I am writing a simple K-means algorithm for clustering and I am trying to render a scatter plot showing sample data ( rows of a sample data loaded from a CSV file into a numpy matrix X).
Let us say X is a numpy matrix with each row containing the example data with 10 features. for my case they are attributes of a network flow containing src IP address, destination IP address , src port or destination port. I have also computed the centroids for K-mean ( where K is the total centroids). I have an list idx which is nothing but indices of the centroid to which individual X-row belongs. for example if row 5 of X numpy matrix belongs to centroid =3, will have an idx[4]=3 ( since we start from 0). With this , each row of X, containing individual data record of 10 features belongs to unique centroid. I want to draw scatter plot the data points in X coloring them separately for each centroid. for example if row 5, 8 of X is closer to centroid 3, I want to color them with a different color. if I were to do it in Octave, I could have written the code like this:-
function plotPoints(X,idx,K)
p= hsv(K+1) % palette
c= p(idx,:) % color
scatter(X(:,1),X(:,2),15,c) % plot the scatter plot
However in python , I am not sure how to implement the same so that I can show data samples with the same index assignment have the same color.
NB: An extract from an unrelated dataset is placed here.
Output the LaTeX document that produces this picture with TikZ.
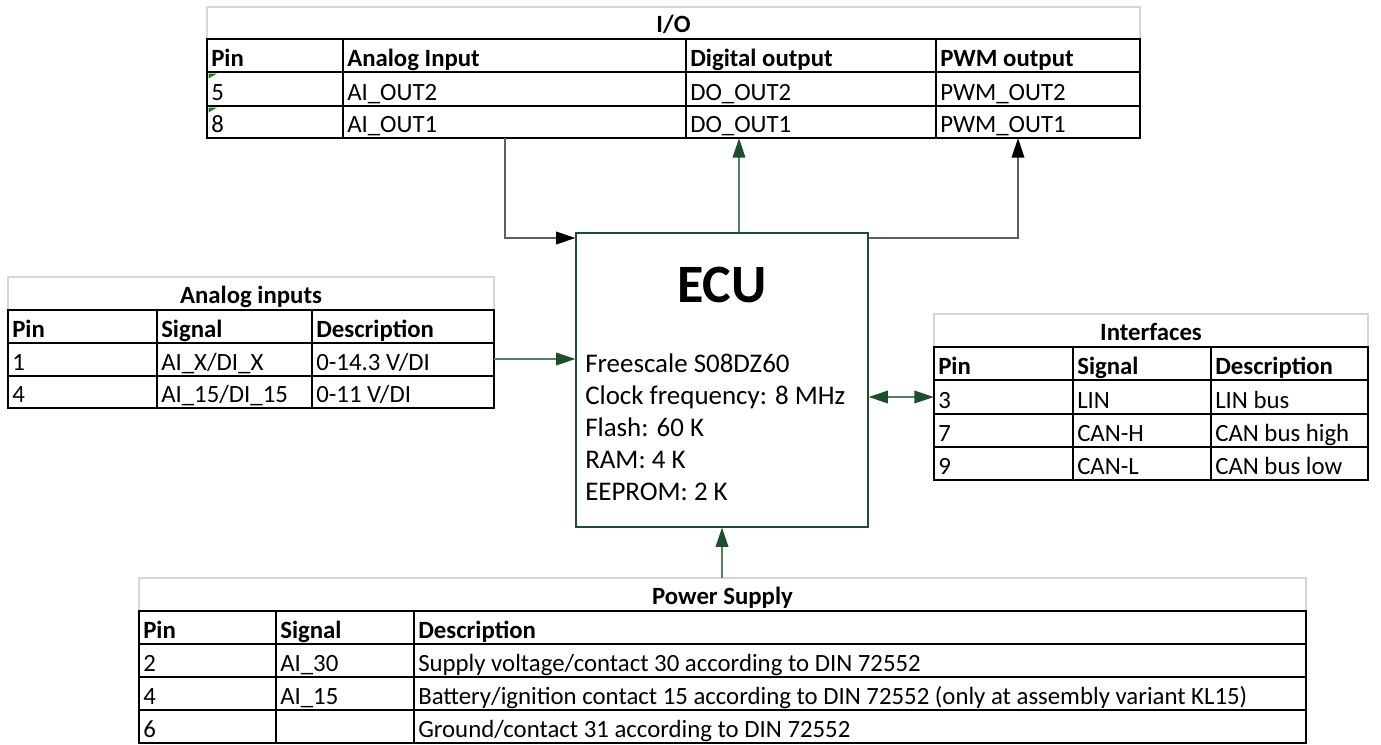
\documentclass[tikz,border=0pt]{standalone}
\usepackage{fontspec}
\setmainfont{Carlito}
\usetikzlibrary{arrows.meta,fit}
\definecolor{dkgreen}{RGB}{31,78,45}
\definecolor{lngreen}{RGB}{84,128,98}
\definecolor{gridgray}{RGB}{214,214,214}
\definecolor{lngray}{RGB}{95,95,95}
\definecolor{errgreen}{RGB}{30,120,40}
\tikzset{
  x=0.75pt, y=-0.75pt,
  blackline/.style={line width=1.95pt, black},
  gridline/.style={line width=1.2pt, gridgray},
  cell/.style={anchor=base west, inner sep=0pt, font=\fontsize{18.6}{22}\selectfont},
  hcell/.style={cell, font=\fontsize{18.6}{22}\selectfont\bfseries},
  ttl/.style={anchor=base, inner sep=0pt, font=\fontsize{18.6}{22}\selectfont\bfseries},
  ecutext/.style={anchor=base west, inner sep=0pt, font=\fontsize{20.2}{24}\selectfont},
  tablebox/.style={inner sep=0pt},
  gtip/.style={-{Triangle[length=14.5pt,width=9.5pt,color=dkgreen]}},
  gtips/.style={{Triangle[length=14.5pt,width=9.5pt,color=dkgreen]}-{Triangle[length=14.5pt,width=9.5pt,color=dkgreen]}},
  btip/.style={-{Triangle[length=14.5pt,width=9.5pt,color=black]}},
  gconn/.style={line width=1pt, lngreen},
  bconn/.style={line width=1pt, lngray},
  errmark/.style={fill=errgreen, draw=none}
}
\begin{document}
\begin{tikzpicture}
\useasboundingbox (0,0) rectangle (1381,744);
\fill[white] (0,0) rectangle (1381,744);

% ---------- I/O table ----------
\node[tablebox, fit={(207,7) (1140,138)}] (io) {};
\draw[gridline] (207,39) -- (207,7) -- (1140,7) -- (1140,39);
\draw[blackline] (207,39) rectangle (1140,138);
\foreach \y in {72,106} \draw[blackline] (207,\y) -- (1140,\y);
\foreach \x in {343,686,936} \draw[blackline] (\x,39) -- (\x,138);
\node[ttl] (iot) at (673.5,32) {I/O};
\node[hcell] (ioh1) at (211,66) {Pin};
\node[hcell] (ioh2) at (347,66) {Analog Input};
\node[hcell] (ioh3) at (690,66) {Digital output};
\node[hcell] (ioh4) at (940,66) {PWM output};
\node[cell] (io11) at (211,100) {5};
\node[cell] (io12) at (347,100) {AI\_OUT2};
\node[cell] (io13) at (690,100) {DO\_OUT2};
\node[cell] (io14) at (940,100) {PWM\_OUT2};
\node[cell] (io21) at (211,132) {8};
\node[cell] (io22) at (347,132) {AI\_OUT1};
\node[cell] (io23) at (690,132) {DO\_OUT1};
\node[cell] (io24) at (940,132) {PWM\_OUT1};
\fill[errmark] (208.5,73.5) -- (217,73.5) -- (208.5,78.5) -- cycle;
\fill[errmark] (208.5,107.5) -- (217,107.5) -- (208.5,112.5) -- cycle;

% ---------- Analog inputs table ----------
\node[tablebox, fit={(8,277) (494,408)}] (ain) {};
\draw[gridline] (8,310) -- (8,277) -- (494,277) -- (494,310);
\draw[blackline] (8,310) rectangle (494,408);
\foreach \y in {343,376} \draw[blackline] (8,\y) -- (494,\y);
\foreach \x in {157,312} \draw[blackline] (\x,310) -- (\x,408);
\node[ttl] (aint) at (251,303) {Analog inputs};
\node[hcell] (ainh1) at (12,337) {Pin};
\node[hcell] (ainh2) at (161,337) {Signal};
\node[hcell] (ainh3) at (316,337) {Description};
\node[cell] (ain11) at (12,370) {1};
\node[cell] (ain12) at (161,370) {AI\_X/DI\_X};
\node[cell] (ain13) at (316,370) {0-14.3 V/DI};
\node[cell] (ain21) at (12,402) {4};
\node[cell] (ain22) at (161,402) {AI\_15/DI\_15};
\node[cell] (ain23) at (316,402) {0-11 V/DI};

% ---------- Interfaces table ----------
\node[tablebox, fit={(934,314) (1368,480)}] (ifc) {};
\draw[gridline] (934,347) -- (934,314) -- (1368,314) -- (1368,347);
\draw[blackline] (934,347) rectangle (1368,480);
\foreach \y in {380,414,447} \draw[blackline] (934,\y) -- (1368,\y);
\foreach \x in {1073,1211} \draw[blackline] (\x,347) -- (\x,480);
\node[ttl] (ifct) at (1151,340) {Interfaces};
\node[hcell] (ifch1) at (938,374) {Pin};
\node[hcell] (ifch2) at (1077,374) {Signal};
\node[hcell] (ifch3) at (1215,374) {Description};
\node[cell] (ifc11) at (938,408) {3};
\node[cell] (ifc12) at (1077,408) {LIN};
\node[cell] (ifc13) at (1215,408) {LIN bus};
\node[cell] (ifc21) at (938,441) {7};
\node[cell] (ifc22) at (1077,441) {CAN-H};
\node[cell] (ifc23) at (1215,441) {CAN bus high};
\node[cell] (ifc31) at (938,474) {9};
\node[cell] (ifc32) at (1077,474) {CAN-L};
\node[cell] (ifc33) at (1215,474) {CAN bus low};

% ---------- Power supply table ----------
\node[tablebox, fit={(139,578) (1306,743)}] (pwr) {};
\draw[gridline] (139,611) -- (139,578) -- (1306,578) -- (1306,611);
\draw[blackline] (139,611) rectangle (1306,743);
\foreach \y in {644,677,710} \draw[blackline] (139,\y) -- (1306,\y);
\foreach \x in {276,414} \draw[blackline] (\x,611) -- (\x,743);
\node[ttl] (pwrt) at (722.5,604) {Power Supply};
\node[hcell] (pwrh1) at (143,638) {Pin};
\node[hcell] (pwrh2) at (280,638) {Signal};
\node[hcell] (pwrh3) at (418,638) {Description};
\node[cell] (pwr11) at (143,671) {2};
\node[cell] (pwr12) at (280,671) {AI\_30};
\node[cell] (pwr13) at (418,671) {Supply voltage/contact 30 according to DIN 72552};
\node[cell] (pwr21) at (143,704) {4};
\node[cell] (pwr22) at (280,704) {AI\_15};
\node[cell] (pwr23) at (418,704) {Battery/ignition contact 15 according to DIN 72552 (only at assembly variant KL15)};
\node[cell] (pwr31) at (143,737) {6};
\node[cell] (pwr33) at (418,737) {Ground/contact 31 according to DIN 72552};

% ---------- ECU ----------
\node[fit={(576,233) (868,527)}, inner sep=0pt, draw=dkgreen, line width=0.9pt] (ecu) {};
\node[anchor=base, inner sep=0pt, font=\fontsize{40.5}{48}\selectfont\bfseries] (ecut) at (722,302) {ECU};
\node[ecutext] (ecul1) at (585,372) {Freescale S08DZ60};
\node[ecutext] (ecul2) at (585,404) {Clock frequency: 8 MHz};
\node[ecutext] (ecul3) at (585,436) {Flash: 60 K};
\node[ecutext] (ecul4) at (585,468) {RAM: 4 K};
\node[ecutext] (ecul5) at (585,500) {EEPROM: 2 K};

% ---------- connectors ----------
\coordinate (kai) at (505,238);
\coordinate (kdo) at (739,200);
\coordinate (kpwm) at (1018,238);
\coordinate (kain) at (520,359);
\coordinate (kifc) at (900,397);
\coordinate (kpwr) at (722,560);
\draw[bconn, btip] (io.south -| kai) -- (kai) -- (ecu.west |- kai);
\draw[gconn, gtip] (ecu.north -| kdo) -- (io.south -| kdo);
\draw[bconn, btip] (ecu.east |- kpwm) -- (kpwm) -- (io.south -| kpwm);
\draw[gconn, gtip] (ain.east |- kain) -- (ecu.west |- kain);
\draw[gconn, gtips] (ecu.east |- kifc) -- (ifc.west |- kifc);
\draw[gconn, gtip] (pwr.north -| kpwr) -- (ecu.south -| kpwr);
\end{tikzpicture}
\end{document}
My code currently is shows all the X rows in red and all the centroids in Blue as shown below:-
def plotPoints(X,idx,K,centroids):
srcport=X[:,5]
dstport=X[:,6]
fig = plt.figure()
ax=fig.add_subplot(111,projection='3d')
ax.scatter(srcport,dstport,c='r',marker='x')
ax.scatter(centroids[:,5],centroids[:,6],c='b',marker='o', s=160)
ax.set_xlabel('Source port')
ax.set_xlabel('Destination port')
plt.show()
Please note: I am only plotting 2 features on x & y axis and not all of the 10 features. I should have mentioned that earlier.